• _DATASET SECTION_:
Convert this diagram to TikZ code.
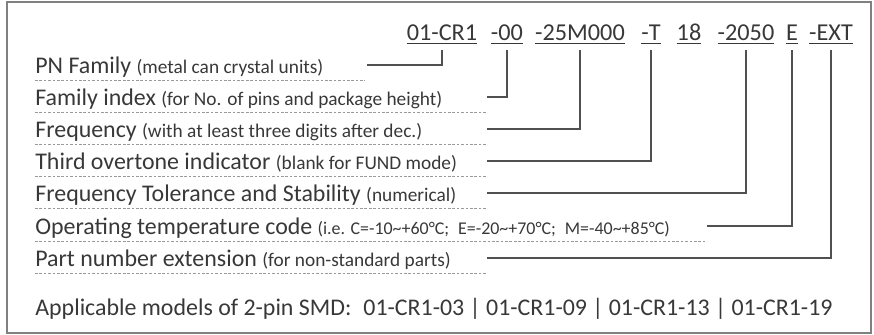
\documentclass[tikz,border=0pt]{standalone}
\usepackage{fontspec}
\setmainfont{Carlito}
\usetikzlibrary{calc}
\definecolor{txtcolor}{HTML}{383838}
\definecolor{leadcolor}{HTML}{505050}
\definecolor{framecolor}{HTML}{808080}
\definecolor{dashcolor}{HTML}{9A9A9A}
\newcommand{\pnote}[1]{{\fontsize{11}{13}\selectfont #1}}
\newcommand{\tnote}[1]{{\fontsize{10.2}{12}\selectfont #1}}
\tikzset{
  seg/.style={font=\fontsize{13.8}{16}\selectfont, text=txtcolor, anchor=base, inner sep=3pt},
  lbl/.style={font=\fontsize{13.6}{16}\selectfont, text=txtcolor, anchor=base west, inner sep=0pt},
  leader/.style={draw=leadcolor, line width=1.1pt},
  dashline/.style={draw=dashcolor, line width=0.5pt, dash pattern=on 1.5pt off 1pt}
}

\begin{document}
\begin{tikzpicture}
\useasboundingbox (0,0) rectangle (17.48,6.70);
\draw[framecolor, line width=0.9pt] (0.14,0.04) rectangle (17.42,6.66);

\node[seg] (cr)  at (8.84,5.88)  {\underline{01-CR1}};
\node[seg] (idx) at (10.14,5.88) {\underline{-00}};
\node[seg] (frq) at (11.60,5.88) {\underline{-25M000}};
\node[seg] (ovt) at (13.02,5.88) {\underline{-T}};
\node[seg] (pkg) at (13.78,5.88) {\underline{18}};
\node[seg] (tol) at (14.92,5.88) {\underline{-2050}};
\node[seg] (tmp) at (15.84,5.88) {\underline{E}};
\node[seg] (ext) at (16.62,5.88) {\underline{-EXT}};

\node[lbl] (l1) at (0.70,5.22) {PN Family \pnote{(metal can crystal units)}};
\node[lbl] (l2) at (0.70,4.58) {Family index \pnote{(for No. of pins and package height)}};
\node[lbl] (l3) at (0.70,3.94) {Frequency \pnote{(with at least three digits after dec.)}};
\node[lbl] (l4) at (0.70,3.30) {Third overtone indicator \pnote{(blank for FUND mode)}};
\node[lbl] (l5) at (0.70,2.66) {Frequency Tolerance and Stability \pnote{(numerical)}};
\node[lbl] (l6) at (0.70,2.00) {Operating temperature code \tnote{(i.e. C=-10\textasciitilde+60°C;\enspace E=-20\textasciitilde+70°C;\enspace M=-40\textasciitilde+85°C)}};
\node[lbl] (l7) at (0.70,1.36) {Part number extension \pnote{(for non-standard parts)}};
\node[lbl] (apl) at (0.70,0.38) {Applicable models of 2-pin SMD:\enspace 01-CR1-03 | 01-CR1-09 | 01-CR1-13 | 01-CR1-19};

\draw[dashline] (0.70,5.10) -- (7.30,5.10);
\draw[dashline] (0.70,4.46) -- (9.74,4.46);
\draw[dashline] (0.70,3.82) -- (9.74,3.82);
\draw[dashline] (0.70,3.18) -- (9.74,3.18);
\draw[dashline] (0.70,2.54) -- (9.74,2.54);
\draw[dashline] (0.70,1.88) -- (14.14,1.88);
\draw[dashline] (0.70,1.24) -- (9.74,1.24);

\coordinate (e1) at (7.34,5.40);
\coordinate (e2) at (9.74,4.76);
\coordinate (e3) at (9.74,4.12);
\coordinate (e4) at (9.74,3.48);
\coordinate (e5) at (9.74,2.84);
\coordinate (e6) at (14.14,2.18);
\coordinate (e7) at (9.74,1.54);

\draw[leader] (cr.south) |- (e1);
\draw[leader] (idx.south) |- (e2);
\draw[leader] (frq.south) |- (e3);
\draw[leader] (ovt.south) |- (e4);
\draw[leader] (tol.south) |- (e5);
\draw[leader] (tmp.south) |- (e6);
\draw[leader] (ext.south) |- (e7);
\end{tikzpicture}
\end{document}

• _PROBLEM STATEMENT_: Except for the pictures, reproduce every line exactly.

• _ANSWER IN FULL_:
Convert this diagram to TikZ code.
\documentclass[tikz,border=0pt]{standalone}
\usepackage{fontspec}
\setmainfont{Carlito}
\usetikzlibrary{calc}
\definecolor{txtcolor}{HTML}{383838}
\definecolor{leadcolor}{HTML}{505050}
\definecolor{framecolor}{HTML}{808080}
\definecolor{dashcolor}{HTML}{9A9A9A}
\newcommand{\pnote}[1]{{\fontsize{11}{13}\selectfont #1}}
\newcommand{\tnote}[1]{{\fontsize{10.2}{12}\selectfont #1}}
\tikzset{
  seg/.style={font=\fontsize{13.8}{16}\selectfont, text=txtcolor, anchor=base, inner sep=3pt},
  lbl/.style={font=\fontsize{13.6}{16}\selectfont, text=txtcolor, anchor=base west, inner sep=0pt},
  leader/.style={draw=leadcolor, line width=1.1pt},
  dashline/.style={draw=dashcolor, line width=0.5pt, dash pattern=on 1.5pt off 1pt}
}

\begin{document}
\begin{tikzpicture}
\useasboundingbox (0,0) rectangle (17.48,6.70);
\draw[framecolor, line width=0.9pt] (0.14,0.04) rectangle (17.42,6.66);

\node[seg] (cr)  at (8.84,5.88)  {\underline{01-CR1}};
\node[seg] (idx) at (10.14,5.88) {\underline{-00}};
\node[seg] (frq) at (11.60,5.88) {\underline{-25M000}};
\node[seg] (ovt) at (13.02,5.88) {\underline{-T}};
\node[seg] (pkg) at (13.78,5.88) {\underline{18}};
\node[seg] (tol) at (14.92,5.88) {\underline{-2050}};
\node[seg] (tmp) at (15.84,5.88) {\underline{E}};
\node[seg] (ext) at (16.62,5.88) {\underline{-EXT}};

\node[lbl] (l1) at (0.70,5.22) {PN Family \pnote{(metal can crystal units)}};
\node[lbl] (l2) at (0.70,4.58) {Family index \pnote{(for No. of pins and package height)}};
\node[lbl] (l3) at (0.70,3.94) {Frequency \pnote{(with at least three digits after dec.)}};
\node[lbl] (l4) at (0.70,3.30) {Third overtone indicator \pnote{(blank for FUND mode)}};
\node[lbl] (l5) at (0.70,2.66) {Frequency Tolerance and Stability \pnote{(numerical)}};
\node[lbl] (l6) at (0.70,2.00) {Operating temperature code \tnote{(i.e. C=-10\textasciitilde+60°C;\enspace E=-20\textasciitilde+70°C;\enspace M=-40\textasciitilde+85°C)}};
\node[lbl] (l7) at (0.70,1.36) {Part number extension \pnote{(for non-standard parts)}};
\node[lbl] (apl) at (0.70,0.38) {Applicable models of 2-pin SMD:\enspace 01-CR1-03 | 01-CR1-09 | 01-CR1-13 | 01-CR1-19};

\draw[dashline] (0.70,5.10) -- (7.30,5.10);
\draw[dashline] (0.70,4.46) -- (9.74,4.46);
\draw[dashline] (0.70,3.82) -- (9.74,3.82);
\draw[dashline] (0.70,3.18) -- (9.74,3.18);
\draw[dashline] (0.70,2.54) -- (9.74,2.54);
\draw[dashline] (0.70,1.88) -- (14.14,1.88);
\draw[dashline] (0.70,1.24) -- (9.74,1.24);

\coordinate (e1) at (7.34,5.40);
\coordinate (e2) at (9.74,4.76);
\coordinate (e3) at (9.74,4.12);
\coordinate (e4) at (9.74,3.48);
\coordinate (e5) at (9.74,2.84);
\coordinate (e6) at (14.14,2.18);
\coordinate (e7) at (9.74,1.54);

\draw[leader] (cr.south) |- (e1);
\draw[leader] (idx.south) |- (e2);
\draw[leader] (frq.south) |- (e3);
\draw[leader] (ovt.south) |- (e4);
\draw[leader] (tol.south) |- (e5);
\draw[leader] (tmp.south) |- (e6);
\draw[leader] (ext.south) |- (e7);
\end{tikzpicture}
\end{document}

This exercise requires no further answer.